Today I sit and I remember. I don't think that one has to leave the past behind to share the future. I don't think that it is a requirement for knowing happiness that anything that has made us sad, be left behind. And yet, my tears, my regrets, my very life seem to revolve around the things that have brought me here today. I am Happy. I am loved. I have a good life. And it should be enough. I have been loved more than any one man EVER deserved, certainly THIS man. And still, I cry. Still I search for that something that will validate all of the blessings I have been given in this life. I have not found it yet. The blessings keep coming and I, I continue to seek atonement for things done or not done. They are real in my heart and that is all that matters. And so I "atone."
Today, you have sat with a man that strives with all he is to make the entire world happy. To take away their sorrow and give them smiles they thought didn't exist. A man, a Bipolar man that each and every day must tell himself all of the reasons it is a good day to stay. A man that some will call weak, some will say is strong and others, will say just needs to "Buck up." People that love me yet do not want to understand that this IS REAL! It is as real as it gets. And one day, when it is done... then I will forget. Today is not that day.

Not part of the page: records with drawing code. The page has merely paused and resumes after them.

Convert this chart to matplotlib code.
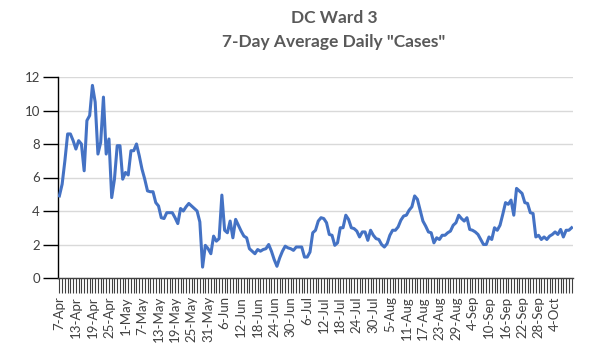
import matplotlib
matplotlib.use("Agg")
import matplotlib.pyplot as plt
import pandas as pd

start_date = "2020-04-07"
values = [
    4.9, 5.6, 7.0, 8.6, 8.6, 8.2, 7.7, 8.2, 8.0, 6.4,
    9.4, 9.7, 11.5, 10.5, 7.4, 8.1, 10.8, 7.4, 8.3, 4.8,
    5.9, 7.9, 7.9, 5.9, 6.3, 6.15, 7.6, 7.6, 8.0, 7.3,
    6.5, 5.9, 5.2, 5.15, 5.15, 4.5, 4.3, 3.6, 3.55, 3.9,
    3.9, 3.9, 3.6, 3.25, 4.15, 4.0, 4.25, 4.45, 4.3, 4.15,
    4.0, 3.35, 0.65, 1.95, 1.75, 1.45, 2.5, 2.2, 2.35, 4.95,
    2.85, 2.7, 3.4, 2.4, 3.5, 3.15, 2.8, 2.5, 2.4, 1.75,
    1.6, 1.45, 1.7, 1.6, 1.7, 1.75, 2.0, 1.6, 1.1, 0.7,
    1.2, 1.6, 1.9, 1.8, 1.75, 1.65, 1.85, 1.85, 1.85, 1.25,
    1.25, 1.55, 2.7, 2.85, 3.4, 3.6, 3.55, 3.3, 2.6, 2.55,
    1.95, 2.1, 3.0, 3.0, 3.75, 3.5, 3.0, 2.95, 2.8, 2.45,
    2.75, 2.75, 2.25, 2.85, 2.55, 2.35, 2.3, 2.0, 1.85, 2.05,
    2.55, 2.85, 2.85, 3.05, 3.45, 3.7, 3.75, 4.05, 4.25, 4.9,
    4.7, 4.05, 3.4, 3.1, 2.75, 2.7, 2.1, 2.4, 2.3, 2.55,
    2.55, 2.7, 2.8, 3.15, 3.3, 3.75, 3.55, 3.4, 3.6, 2.9,
    2.85, 2.75, 2.6, 2.3, 2.0, 2.0, 2.45, 2.3, 3.0, 2.85,
    3.15, 3.8, 4.5, 4.4, 4.65, 3.75, 5.35, 5.2, 5.05, 4.5,
    4.45, 3.9, 3.85, 2.45, 2.55, 2.3, 2.45, 2.3, 2.5, 2.6,
    2.75, 2.6, 2.9, 2.45, 2.85, 2.85, 3.0,
]
dates = pd.date_range(start_date, periods=len(values), freq="D")
categories = [f"{d.day}-{d.strftime('%b')}" for d in dates]
label_every = 6
y_ticks = [0, 2, 4, 6, 8, 10, 12]
title_lines = ["DC Ward 3", '7-Day Average Daily "Cases"']

plt.rcParams['font.family'] = ['Lato', 'DejaVu Sans']

fig = plt.figure(figsize=(5.93, 3.59), dpi=100)
ax = fig.add_axes([58/593, 1-278/359, (573-58)/593, (278-77)/359])

x = list(range(len(values)))
ax.plot(x, values, color="#4472C4", lw=2.2, solid_joinstyle="round", zorder=3)

ax.set_xlim(-0.5, len(values) - 0.5)
ax.set_ylim(0, 12)
ax.set_yticks(y_ticks)
ax.yaxis.grid(True, color="#d9d9d9", lw=1.0)
ax.set_axisbelow(True)

n = len(values)
ax.set_xticks(x)
ax.set_xticklabels([c if (i % label_every == 0 and i < n - 3) else ""
                    for i, c in enumerate(categories)],
                   rotation=90, fontsize=9.5, color="#404040")
ax.tick_params(axis="x", length=11, width=0.8, color="#404040", pad=2)
ax.tick_params(axis="y", length=11, width=1.0, color="#000000", pad=2,
               labelsize=9.5, labelcolor="#404040")

for s in ["top", "right"]:
    ax.spines[s].set_visible(False)
ax.spines["left"].set_color("black")
ax.spines["left"].set_linewidth(1.0)
ax.spines["bottom"].set_color("#404040")
ax.spines["bottom"].set_linewidth(1.0)

fig.text(334/593, 1-18/359, title_lines[0], ha="center", va="center",
         fontsize=12.5, fontweight="bold", color="#595959")
fig.text(334/593, 1-42/359, title_lines[1], ha="center", va="center",
         fontsize=12.5, fontweight="bold", color="#595959")

fig.savefig("out.png", dpi=100, facecolor="white")
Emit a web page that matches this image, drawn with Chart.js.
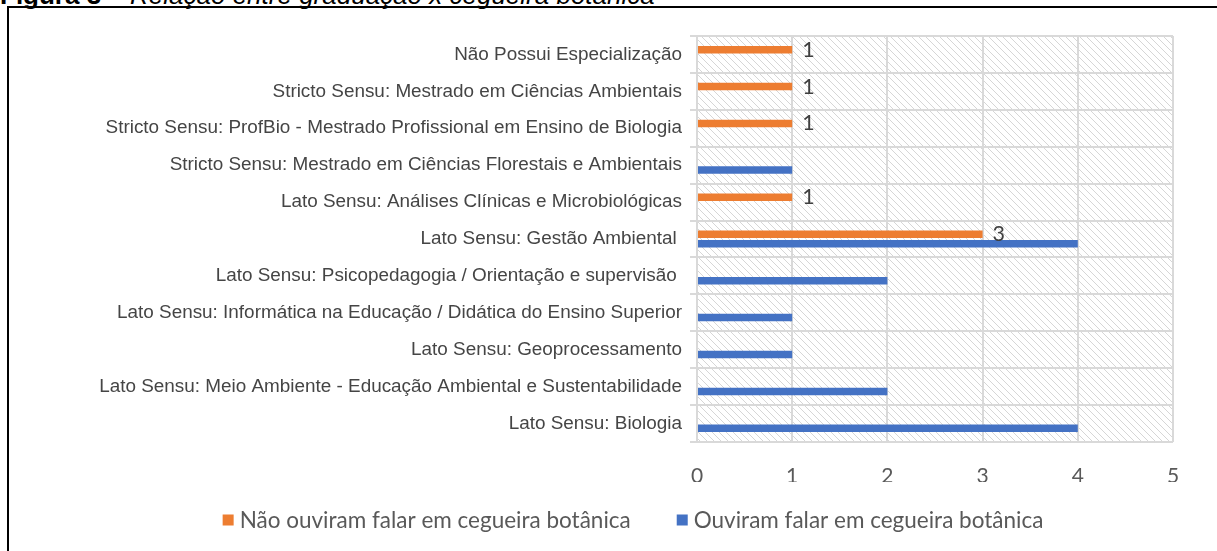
<!DOCTYPE html>
<html>
<head>
<meta charset="utf-8">
<script src="https://cdn.jsdelivr.net/npm/chart.js@4.4.1/dist/chart.umd.min.js"></script>
<style>
  html, body { margin: 0; padding: 0; background: #fff; }
  body { width: 1217px; height: 551px; position: relative; overflow: hidden; }
  #title {
    position: absolute; left: 0; top: -18px;
    font-family: "Liberation Sans", Arial, sans-serif; font-size: 26px; line-height: 26px;
    color: #000; white-space: nowrap;
  }
  #frame {
    position: absolute; left: 7px; top: 6px; width: 1215px; height: 550px;
    border-left: 2px solid #000; border-top: 2px solid #000;
  }
  #chart { position: absolute; left: 0; top: 0; }
</style>
</head>
<body>
<div id="title"><b>Figura 3 – </b><i>Relação entre graduação x cegueira botânica</i></div>
<div id="frame"></div>
<canvas id="chart" width="1217" height="551"></canvas>
<script>
/* data, top to bottom */
const categories = [
  "Não Possui Especialização",
  "Stricto Sensu: Mestrado em Ciências Ambientais",
  "Stricto Sensu: ProfBio - Mestrado Profissional em Ensino de Biologia",
  "Stricto Sensu: Mestrado em Ciências Florestais e Ambientais",
  "Lato Sensu: Análises Clínicas e Microbiológicas",
  "Lato Sensu: Gestão Ambiental ",
  "Lato Sensu: Psicopedagogia / Orientação e supervisão ",
  "Lato Sensu: Informática na Educação / Didática do Ensino Superior",
  "Lato Sensu: Geoprocessamento",
  "Lato Sensu: Meio Ambiente - Educação Ambiental e Sustentabilidade",
  "Lato Sensu: Biologia"
];
const naoOuviram = [1, 1, 1, null, 1, 3, null, null, null, null, null];
const ouviram = [null, null, null, 1, null, 4, 2, 1, 1, 2, 4];
const xTicks = [0, 1, 2, 3, 4, 5];

const ORANGE = "#ED7D31";
const BLUE = "#4472C4";
const GRID = "#d9d9d9";

/* hatched plot area */
function hatchTile() {
  const c = document.createElement("canvas");
  c.width = 7; c.height = 7;
  const g = c.getContext("2d");
  g.strokeStyle = "#d6d6d6";
  g.lineWidth = 1;
  g.beginPath();
  g.moveTo(-2, -2); g.lineTo(9, 9);
  g.moveTo(-2, 5); g.lineTo(2, 9);
  g.moveTo(5, -2); g.lineTo(9, 2);
  g.stroke();
  return c;
}

const hatch = {
  id: "hatch",
  beforeDraw(chart) {
    const { ctx, chartArea: a } = chart;
    ctx.save();
    ctx.fillStyle = ctx.createPattern(hatchTile(), "repeat");
    ctx.fillRect(a.left, a.top, a.right - a.left, a.bottom - a.top);
    ctx.restore();
  }
};

/* value labels on the orange series only */
const valueLabels = {
  id: "valueLabels",
  afterDatasetsDraw(chart) {
    const ctx = chart.ctx;
    const meta = chart.getDatasetMeta(0);
    ctx.save();
    ctx.font = "21.5px Lato";
    ctx.fillStyle = "#404040";
    ctx.textBaseline = "middle";
    ctx.textAlign = "left";
    meta.data.forEach((bar, i) => {
      if (naoOuviram[i] == null) return;
      ctx.fillText(String(naoOuviram[i]), bar.x + 10, bar.y);
    });
    ctx.restore();
  }
};

/* legend drawn by hand so it can sit off-centre like the original */
const legendBox = {
  id: "legendBox",
  afterDraw(chart) {
    const ctx = chart.ctx;
    const ds = chart.data.datasets;
    ctx.save();
    ctx.font = "22.5px Lato";
    ctx.textBaseline = "middle";
    const box = 11, gapText = 6, gapItem = 46;
    const widths = ds.map(d => box + gapText + ctx.measureText(d.label).width);
    const total = widths.reduce((s, w) => s + w, 0) + gapItem * (ds.length - 1);
    let x = 633 - total / 2;
    const y = 520;
    ds.forEach((d, i) => {
      ctx.fillStyle = d.backgroundColor;
      ctx.fillRect(x, y - box / 2, box, box);
      ctx.fillStyle = "#595959";
      ctx.fillText(d.label, x + box + gapText, y + 1);
      x += widths[i] + gapItem;
    });
    ctx.restore();
  }
};

new Chart(document.getElementById("chart"), {
  type: "bar",
  data: {
    labels: categories,
    datasets: [
      { label: "Não ouviram falar em cegueira botânica", data: naoOuviram, backgroundColor: ORANGE },
      { label: "Ouviram falar em cegueira botânica", data: ouviram, backgroundColor: BLUE }
    ]
  },
  options: {
    indexAxis: "y",
    responsive: false,
    animation: false,
    layout: { padding: { left: 8, right: 44, top: 36, bottom: 69 } },
    datasets: { bar: { categoryPercentage: 0.515, barPercentage: 0.79 } },
    scales: {
      x: {
        min: 0, max: 5,
        afterBuildTicks: s => { s.ticks = xTicks.map(v => ({ value: v })); },
        ticks: { padding: 22, color: "#595959", font: { family: "Lato", size: 21 } },
        grid: { color: GRID, lineWidth: 2, drawTicks: false },
        border: { display: false },
        afterFit: s => { s.height = 40; }
      },
      y: {
        ticks: { autoSkip: false, padding: 8, color: "#454545", font: { family: "Liberation Sans", size: 18.9 } },
        grid: { color: GRID, lineWidth: 2, tickLength: 7, offset: true },
        border: { display: false },
        afterFit: s => { s.width = 689; }
      }
    },
    plugins: { legend: { display: false }, tooltip: { enabled: false } }
  },
  plugins: [hatch, valueLabels, legendBox]
});
</script>
</body>
</html>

Don't pity me or cry for me. We all have our crosses to bear. Just know that when I am far away, when I look through you instead if at you, that I stand always on the edge of the world, looking out. What you say to me or that single smile or frown may take me to places I have waited for or feared all of my life.
Don't let your memories ever fade. Imagine as I do sometimes, a world without you ever having been in it. What would be different???? What would be the same? Have I really ever influenced any ones Life?????